BEGIN Material for the task

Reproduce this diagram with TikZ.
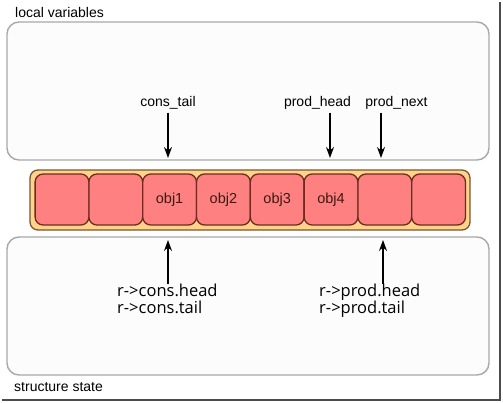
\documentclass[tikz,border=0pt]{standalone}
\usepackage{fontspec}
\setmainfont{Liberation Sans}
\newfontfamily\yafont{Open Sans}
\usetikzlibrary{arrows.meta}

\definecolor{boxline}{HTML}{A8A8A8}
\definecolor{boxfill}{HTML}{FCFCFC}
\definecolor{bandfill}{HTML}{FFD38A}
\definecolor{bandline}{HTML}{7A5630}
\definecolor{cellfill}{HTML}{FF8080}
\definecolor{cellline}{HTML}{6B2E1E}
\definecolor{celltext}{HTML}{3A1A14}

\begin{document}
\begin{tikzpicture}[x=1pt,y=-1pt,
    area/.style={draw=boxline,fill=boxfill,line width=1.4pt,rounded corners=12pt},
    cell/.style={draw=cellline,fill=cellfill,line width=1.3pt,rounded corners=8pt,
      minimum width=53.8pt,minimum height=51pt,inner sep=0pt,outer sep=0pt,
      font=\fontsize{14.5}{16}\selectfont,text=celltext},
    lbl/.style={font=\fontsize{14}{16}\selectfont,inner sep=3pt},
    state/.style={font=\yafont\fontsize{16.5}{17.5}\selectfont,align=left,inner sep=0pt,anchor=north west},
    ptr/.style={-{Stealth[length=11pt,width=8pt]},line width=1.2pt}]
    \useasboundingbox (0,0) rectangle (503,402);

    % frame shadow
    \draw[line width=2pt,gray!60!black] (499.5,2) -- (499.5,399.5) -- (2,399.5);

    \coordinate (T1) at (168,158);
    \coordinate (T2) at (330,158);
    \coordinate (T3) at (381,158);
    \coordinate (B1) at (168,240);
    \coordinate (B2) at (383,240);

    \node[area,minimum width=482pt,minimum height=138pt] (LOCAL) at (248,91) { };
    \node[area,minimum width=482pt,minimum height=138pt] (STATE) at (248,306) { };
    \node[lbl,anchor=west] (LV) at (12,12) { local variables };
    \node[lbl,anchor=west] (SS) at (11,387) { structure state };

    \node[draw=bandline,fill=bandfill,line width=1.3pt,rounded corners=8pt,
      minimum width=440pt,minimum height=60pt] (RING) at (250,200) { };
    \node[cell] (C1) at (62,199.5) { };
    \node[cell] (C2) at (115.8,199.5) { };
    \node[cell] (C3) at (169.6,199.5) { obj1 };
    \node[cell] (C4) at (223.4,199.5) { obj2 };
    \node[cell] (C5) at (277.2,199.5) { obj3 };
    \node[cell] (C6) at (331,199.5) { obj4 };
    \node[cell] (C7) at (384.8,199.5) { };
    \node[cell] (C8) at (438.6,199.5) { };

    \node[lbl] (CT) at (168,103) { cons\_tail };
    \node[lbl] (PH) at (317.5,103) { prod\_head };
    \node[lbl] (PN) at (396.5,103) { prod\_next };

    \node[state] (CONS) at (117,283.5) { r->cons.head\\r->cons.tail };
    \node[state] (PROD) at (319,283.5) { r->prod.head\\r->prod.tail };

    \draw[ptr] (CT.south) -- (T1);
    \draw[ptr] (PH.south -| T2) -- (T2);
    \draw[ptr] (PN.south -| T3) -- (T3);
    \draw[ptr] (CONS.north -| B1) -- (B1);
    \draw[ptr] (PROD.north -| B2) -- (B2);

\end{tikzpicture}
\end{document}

END Material for the task
BEGIN Material for the task

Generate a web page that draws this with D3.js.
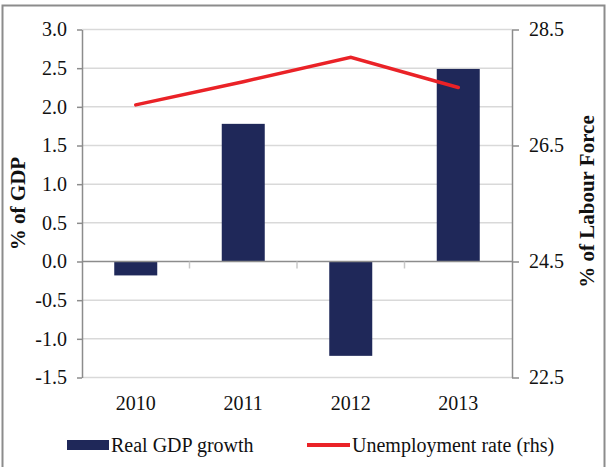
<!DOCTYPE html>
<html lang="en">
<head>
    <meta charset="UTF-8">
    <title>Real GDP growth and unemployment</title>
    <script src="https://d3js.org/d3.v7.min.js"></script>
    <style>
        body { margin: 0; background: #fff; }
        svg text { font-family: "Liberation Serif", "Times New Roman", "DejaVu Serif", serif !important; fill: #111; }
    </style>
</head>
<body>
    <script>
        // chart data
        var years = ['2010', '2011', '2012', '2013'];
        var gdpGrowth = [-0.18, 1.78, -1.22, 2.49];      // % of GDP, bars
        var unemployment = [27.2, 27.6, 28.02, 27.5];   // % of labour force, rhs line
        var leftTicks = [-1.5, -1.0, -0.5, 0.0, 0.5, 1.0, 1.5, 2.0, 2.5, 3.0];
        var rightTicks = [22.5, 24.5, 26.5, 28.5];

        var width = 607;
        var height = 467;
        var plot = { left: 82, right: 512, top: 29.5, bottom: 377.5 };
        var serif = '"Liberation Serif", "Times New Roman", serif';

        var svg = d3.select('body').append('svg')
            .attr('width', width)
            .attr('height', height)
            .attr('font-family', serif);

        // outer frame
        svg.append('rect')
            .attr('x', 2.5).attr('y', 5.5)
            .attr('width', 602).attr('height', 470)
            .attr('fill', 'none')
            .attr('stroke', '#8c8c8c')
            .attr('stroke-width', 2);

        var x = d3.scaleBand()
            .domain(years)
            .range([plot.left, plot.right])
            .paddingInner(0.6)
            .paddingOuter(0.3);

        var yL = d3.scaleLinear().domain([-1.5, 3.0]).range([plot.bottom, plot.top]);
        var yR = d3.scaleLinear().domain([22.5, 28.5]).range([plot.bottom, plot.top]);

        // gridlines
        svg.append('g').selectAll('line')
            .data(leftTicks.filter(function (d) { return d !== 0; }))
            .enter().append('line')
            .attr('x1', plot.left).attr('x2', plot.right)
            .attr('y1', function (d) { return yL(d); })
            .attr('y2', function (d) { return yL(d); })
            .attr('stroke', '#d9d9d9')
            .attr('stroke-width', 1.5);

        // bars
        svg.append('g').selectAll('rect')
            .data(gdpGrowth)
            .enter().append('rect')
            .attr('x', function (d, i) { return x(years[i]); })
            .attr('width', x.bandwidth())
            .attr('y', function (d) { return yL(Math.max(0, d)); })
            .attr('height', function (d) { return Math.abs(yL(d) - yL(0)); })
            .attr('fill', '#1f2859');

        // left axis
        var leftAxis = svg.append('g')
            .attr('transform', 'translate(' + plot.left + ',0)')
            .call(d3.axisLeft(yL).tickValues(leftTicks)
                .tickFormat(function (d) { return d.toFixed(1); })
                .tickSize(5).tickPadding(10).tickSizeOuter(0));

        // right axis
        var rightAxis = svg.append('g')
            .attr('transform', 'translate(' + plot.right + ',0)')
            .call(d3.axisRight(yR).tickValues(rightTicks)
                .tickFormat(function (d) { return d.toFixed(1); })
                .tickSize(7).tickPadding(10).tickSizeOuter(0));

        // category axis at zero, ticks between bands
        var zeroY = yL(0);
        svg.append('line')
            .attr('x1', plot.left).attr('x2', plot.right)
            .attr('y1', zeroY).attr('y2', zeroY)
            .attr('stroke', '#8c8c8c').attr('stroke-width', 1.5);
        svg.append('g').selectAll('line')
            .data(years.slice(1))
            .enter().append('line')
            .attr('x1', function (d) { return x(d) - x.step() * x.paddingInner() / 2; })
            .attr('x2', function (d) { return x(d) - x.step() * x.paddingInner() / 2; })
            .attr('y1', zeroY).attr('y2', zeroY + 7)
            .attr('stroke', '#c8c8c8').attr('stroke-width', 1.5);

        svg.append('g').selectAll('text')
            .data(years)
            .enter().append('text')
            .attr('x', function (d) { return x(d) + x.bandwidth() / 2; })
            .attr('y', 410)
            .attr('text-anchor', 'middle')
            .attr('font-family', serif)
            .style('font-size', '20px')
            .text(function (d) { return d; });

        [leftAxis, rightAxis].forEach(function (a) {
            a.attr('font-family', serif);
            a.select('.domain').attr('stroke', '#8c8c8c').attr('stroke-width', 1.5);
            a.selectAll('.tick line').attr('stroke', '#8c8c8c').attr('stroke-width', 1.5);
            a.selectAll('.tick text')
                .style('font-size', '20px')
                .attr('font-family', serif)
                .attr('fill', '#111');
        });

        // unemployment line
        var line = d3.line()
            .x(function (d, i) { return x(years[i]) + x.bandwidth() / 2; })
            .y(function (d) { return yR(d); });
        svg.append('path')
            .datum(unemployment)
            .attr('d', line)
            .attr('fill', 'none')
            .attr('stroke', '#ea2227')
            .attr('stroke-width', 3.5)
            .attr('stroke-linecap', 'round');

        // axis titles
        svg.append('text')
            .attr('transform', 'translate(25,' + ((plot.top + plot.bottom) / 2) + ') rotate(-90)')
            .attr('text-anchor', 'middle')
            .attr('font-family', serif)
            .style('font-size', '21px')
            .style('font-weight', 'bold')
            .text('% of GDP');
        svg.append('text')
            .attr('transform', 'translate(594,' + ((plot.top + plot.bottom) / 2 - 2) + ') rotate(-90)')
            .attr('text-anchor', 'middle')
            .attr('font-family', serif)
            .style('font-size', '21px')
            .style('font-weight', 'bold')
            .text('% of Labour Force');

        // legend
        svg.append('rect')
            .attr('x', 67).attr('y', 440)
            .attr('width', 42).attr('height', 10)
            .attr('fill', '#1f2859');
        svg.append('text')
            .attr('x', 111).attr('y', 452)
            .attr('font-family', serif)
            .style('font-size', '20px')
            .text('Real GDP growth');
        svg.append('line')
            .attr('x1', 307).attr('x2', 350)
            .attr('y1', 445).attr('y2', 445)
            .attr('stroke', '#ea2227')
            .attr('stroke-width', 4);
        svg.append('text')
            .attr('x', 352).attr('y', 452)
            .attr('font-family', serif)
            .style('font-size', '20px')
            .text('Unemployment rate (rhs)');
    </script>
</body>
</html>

END Material for the task

## Short problem
Copy the lines above exactly, starting at the one with "Reproduce this diagram with TikZ." and ending at the one with "(SS) at (11,387)", both included. Leave out any pictures and add nothing else.

## Result below
Reproduce this diagram with TikZ.
\documentclass[tikz,border=0pt]{standalone}
\usepackage{fontspec}
\setmainfont{Liberation Sans}
\newfontfamily\yafont{Open Sans}
\usetikzlibrary{arrows.meta}

\definecolor{boxline}{HTML}{A8A8A8}
\definecolor{boxfill}{HTML}{FCFCFC}
\definecolor{bandfill}{HTML}{FFD38A}
\definecolor{bandline}{HTML}{7A5630}
\definecolor{cellfill}{HTML}{FF8080}
\definecolor{cellline}{HTML}{6B2E1E}
\definecolor{celltext}{HTML}{3A1A14}

\begin{document}
\begin{tikzpicture}[x=1pt,y=-1pt,
    area/.style={draw=boxline,fill=boxfill,line width=1.4pt,rounded corners=12pt},
    cell/.style={draw=cellline,fill=cellfill,line width=1.3pt,rounded corners=8pt,
      minimum width=53.8pt,minimum height=51pt,inner sep=0pt,outer sep=0pt,
      font=\fontsize{14.5}{16}\selectfont,text=celltext},
    lbl/.style={font=\fontsize{14}{16}\selectfont,inner sep=3pt},
    state/.style={font=\yafont\fontsize{16.5}{17.5}\selectfont,align=left,inner sep=0pt,anchor=north west},
    ptr/.style={-{Stealth[length=11pt,width=8pt]},line width=1.2pt}]
    \useasboundingbox (0,0) rectangle (503,402);

    % frame shadow
    \draw[line width=2pt,gray!60!black] (499.5,2) -- (499.5,399.5) -- (2,399.5);

    \coordinate (T1) at (168,158);
    \coordinate (T2) at (330,158);
    \coordinate (T3) at (381,158);
    \coordinate (B1) at (168,240);
    \coordinate (B2) at (383,240);

    \node[area,minimum width=482pt,minimum height=138pt] (LOCAL) at (248,91) { };
    \node[area,minimum width=482pt,minimum height=138pt] (STATE) at (248,306) { };
    \node[lbl,anchor=west] (LV) at (12,12) { local variables };
    \node[lbl,anchor=west] (SS) at (11,387) { structure state };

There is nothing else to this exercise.